The First Phone Call from Heaven tells the story of a small town on Lake Michigan that gets worldwide attention when its citizens start receiving phone calls from the afterlife. Is it the greatest miracle ever or a massive hoax? Sully Harding, a grief-stricken single father, is determined to find out. An allegory about the power of belief--and a page-turner that will touch your soul--Albom's masterful storytelling has never been so moving and unexpected.

Readers of The Five People You Meet in Heaven will recognize the warmth and emotion so redolent of Albom's writing, and those who haven't yet enjoyed the power of his storytelling, will thrill at the discovery of one of the best-loved writers of our time.

My Review:

I think I will always love a Mitch Albom book, his stories just really let me think about a lot of things in life. This book was definitely an emotional one for me, and I think it is one of my favourite stories of his. This book tells the story of a group of people from a small town that begin receiving phone calls from loved ones who have passed away in the past few years.

What would you want to hear if you could talk to someone one last time, someone that was taken too soon from you, what would you want to say? This book deals with a lot of those emotions, and really has the belief of an afterlife, that these people are in a better place. I love all the emotions that you get from these characters, the different ways each of them react, some believing and others not.

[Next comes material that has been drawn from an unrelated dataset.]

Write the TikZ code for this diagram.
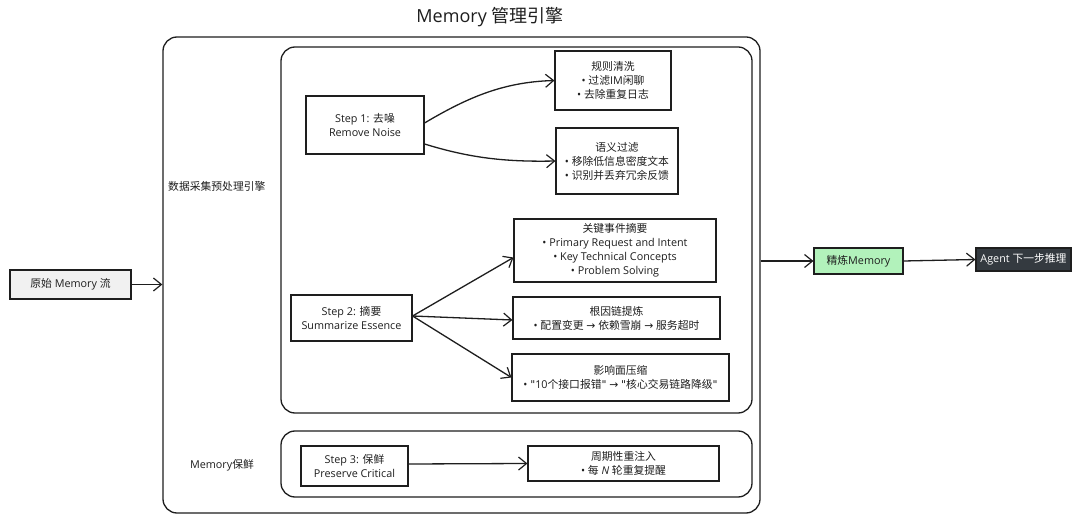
\documentclass[tikz,border=0pt]{standalone}
\usepackage{fontspec}
\setmainfont{Open Sans}
\newfontfamily\cjk[Scale=1.0]{Noto Sans CJK SC}
\newfontfamily\symf{DejaVu Sans}
\newcommand\zh[1]{{\cjk #1}}
\newcommand\ar{{\symf →}}
\newcommand\qq{{\symf "}}
\usetikzlibrary{arrows.meta,calc}
\definecolor{ink}{HTML}{1E1E1E}
\definecolor{srcfill}{HTML}{F1F1F1}
\definecolor{greenfill}{HTML}{B2F2BB}
\definecolor{darkfill}{HTML}{343A40}
\tikzset{
  box/.style={draw=ink, line width=1.1pt, inner sep=0pt, align=center, font=\fontsize{10.8}{14}\selectfont, text=ink},
  container/.style={draw=ink, line width=1.3pt, rounded corners=14pt, inner sep=0pt},
  conn/.style={draw=ink, line width=1.3pt, -{Straight Barb[length=8pt,width=13pt,line width=1.2pt]}},
  lbl/.style={font=\fontsize{10.8}{14}\selectfont, text=ink, inner sep=0pt}
}
\begin{document}
\begin{tikzpicture}[x=1pt,y=-1pt]
\useasboundingbox (0,0) rectangle (1080,529);
\fill[white] (0,0) rectangle (1080,529);
% title
\node[font=\fontsize{18}{20}\selectfont, text=ink, inner sep=0pt] (title) at (490,17) {Memory \zh{管理引擎}};
% containers
\node[container, minimum width=597pt, minimum height=476pt] (outer) at (461.5,275) {};
\node[container, minimum width=471pt, minimum height=366pt] (pre) at (516.5,230) {};
\node[container, minimum width=471pt, minimum height=66pt] (fresh) at (516.5,464) {};
\node[lbl, anchor=west] (prelbl) at (168,186) {\zh{数据采集预处理引擎}};
\node[lbl] (freshlbl) at (222,465) {Memory\zh{保鲜}};
% boxes
\node[box, fill=srcfill, minimum width=121pt, minimum height=29pt] (src) at (70.5,284.5) {\zh{原始} Memory \zh{流}};
\node[box, minimum width=118pt, minimum height=58pt] (step1) at (365,125) {Step 1: \zh{去噪}\\Remove Noise};
\node[box, minimum width=116pt, minimum height=59pt] (rule) at (613,80.5) {\zh{规则清洗}\\• \zh{过滤}IM\zh{闲聊}\\• \zh{去除重复日志}};
\node[box, minimum width=122pt, minimum height=66pt] (sem) at (617,161) {\zh{语义过滤}\\• \zh{移除低信息密度文本}\\• \zh{识别并丢弃冗余反馈}};
\node[box, minimum width=202pt, minimum height=63pt] (key) at (615,250.5) {\zh{关键事件摘要}\\• Primary Request and Intent\\• Key Technical Concepts\\• Problem Solving};
\node[box, minimum width=121pt, minimum height=46pt] (step2) at (351.5,318) {Step 2: \zh{摘要}\\Summarize Essence};
\node[box, minimum width=207pt, minimum height=42pt] (root) at (616.5,318) {\zh{根因链提炼}\\• \zh{配置变更} \ar{} \zh{依赖雪崩} \ar{} \zh{服务超时}};
\node[box, minimum width=217pt, minimum height=47pt] (impact) at (620.5,377.5) {\zh{影响面压缩}\\• \qq{}10\zh{个接口报错}\qq{} \ar{} \qq{}\zh{核心交易链路降级}\qq{}};
\node[box, minimum width=107pt, minimum height=40pt] (step3) at (354.5,466) {Step 3: \zh{保鲜}\\Preserve Critical};
\node[box, minimum width=191pt, minimum height=35pt] (period) at (623.5,463.5) {\zh{周期性重注入}\\• \zh{每} \textit{N} \zh{轮重复提醒}};
\node[box, fill=greenfill, minimum width=89pt, minimum height=26pt] (refine) at (858.5,261) {\zh{精炼}Memory};
\node[box, fill=darkfill, text=white, minimum width=95pt, minimum height=23pt] (agent) at (1023.5,259.5) {Agent \zh{下一步推理}};
% connectors
\draw[conn] (src.east) -- (src.east -| outer.west);
\draw[conn] ([yshift=2pt]step1.east) .. controls (470,96) and (505,82) .. (rule.west);
\draw[conn] ([yshift=-19pt]step1.east) .. controls (470,158) and (505,162) .. (sem.west);
\draw[conn] ([yshift=2pt]step2.east) -- ([yshift=-7pt]key.west);
\draw[conn] ([yshift=2pt]step2.east) -- ([yshift=-2pt]root.west);
\draw[conn] ([yshift=2pt]step2.east) -- (impact.west);
\draw[conn] ([yshift=2pt]step3.east) -- ([yshift=0pt]period.west);
\draw[conn] (outer.east |- refine.west) -- (refine.west);
\draw[conn] (refine.east) -- (agent.west);
\end{tikzpicture}
\end{document}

Mitch Albom describes perfectly how well the media takes a hold of something and runs with it as far and long as possible, and how people will react to the idea of heaven. Mitch shows the views of people from all over the world, and from different religions coming together, some to celebrate this miracle and others who believe it to be a hoax. Mitch shows all the different religious members coming together to try and find an answer to this supposed miracle.

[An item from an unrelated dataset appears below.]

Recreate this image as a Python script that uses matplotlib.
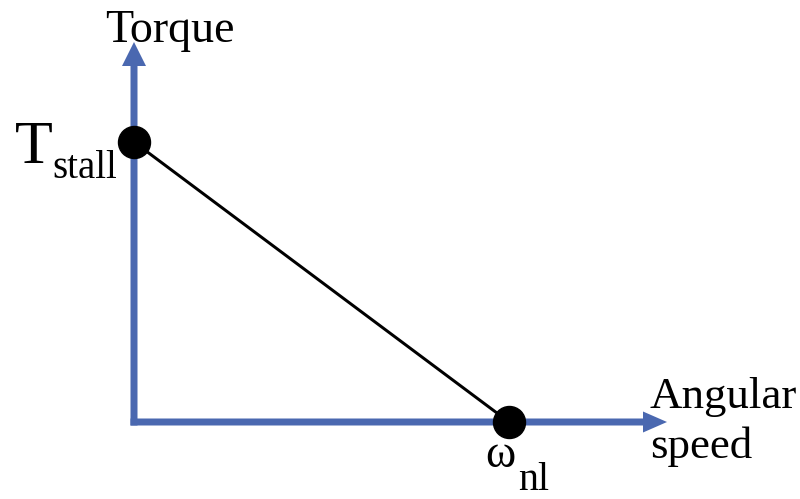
import matplotlib
matplotlib.use("Agg")
import matplotlib.pyplot as plt

# normalised torque-speed line: stall torque at zero speed, zero torque at no-load speed
speed = [0.0, 1.0]
torque = [1.0, 0.0]

AXIS_BLUE = "#4a68b0"
FONT = "Liberation Serif"
PX = 0.72  # points per pixel at dpi=100

# pixel -> data mapping (origin at pixel (134, 422), 375 px per unit x, 280 px per unit y)
X0, Y0, SX, SY = 134.0, 422.0, 375.0, 280.0


def dx(px):
    return (px - X0) / SX


def dy(py):
    return (Y0 - py) / SY


fig = plt.figure(figsize=(8.0, 4.99), dpi=100)
ax = fig.add_axes([0, 0, 1, 1])
ax.set_xlim(dx(0), dx(800))
ax.set_ylim(dy(499), dy(0))
ax.axis("off")

# axes arrows
ax.arrow(0, -3.5 / SY, 0, dy(42) + 3.5 / SY, width=7 / SX, head_width=24 / SX,
         head_length=24 / SY, length_includes_head=True, color=AXIS_BLUE, lw=0, zorder=1)
ax.arrow(-3.5 / SX, 0, dx(667) + 3.5 / SX, 0, width=7 / SY, head_width=21 / SY,
         head_length=24 / SX, length_includes_head=True, color=AXIS_BLUE, lw=0, zorder=1)

# torque-speed curve with end points
ax.plot(speed, torque, color="black", lw=3 * PX, zorder=2)
ax.plot(speed, torque, "o", color="black", markersize=32 * PX, lw=0, zorder=3)

# labels
txt = dict(family=FONT, color="black", va="baseline", ha="left")
ax.text(dx(170), dy(42), "Torque", fontsize=46 * PX, **{**txt, "ha": "center"})
ax.text(dx(15), dy(163), "T", fontsize=62 * PX, **txt)
ax.text(dx(52), dy(178), "stall", fontsize=39 * PX, **txt)
ax.text(dx(485), dy(467), "ω", fontsize=46 * PX, **txt)
ax.text(dx(518), dy(490), "nl", fontsize=40 * PX, **txt)
ax.text(dx(650), dy(408), "Angular", fontsize=45 * PX, **txt)
ax.text(dx(650), dy(458), "speed", fontsize=45 * PX, **txt)

fig.savefig("out.png", dpi=100)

I really enjoyed how the story affected Sully, a man who has recently lost his wife and is now trying to help his son through this loss as well. This miracle seems like a hoax to him and he devotes all his time to finding out the truth. I was really touched with how the story progressed and I was quite shocked at the ending, and yet it really made me feel for what these people have gone through.

I was weary after reading Mitch Albom's last book, but I think this book has taken readers back to what Mitch is best at writing about. This is a beautiful book, but I can absolutely say it is not for everyone. Mitch Albom really tends towards the more religious and this book is about believing that those that we have lost are in a better place and are happy.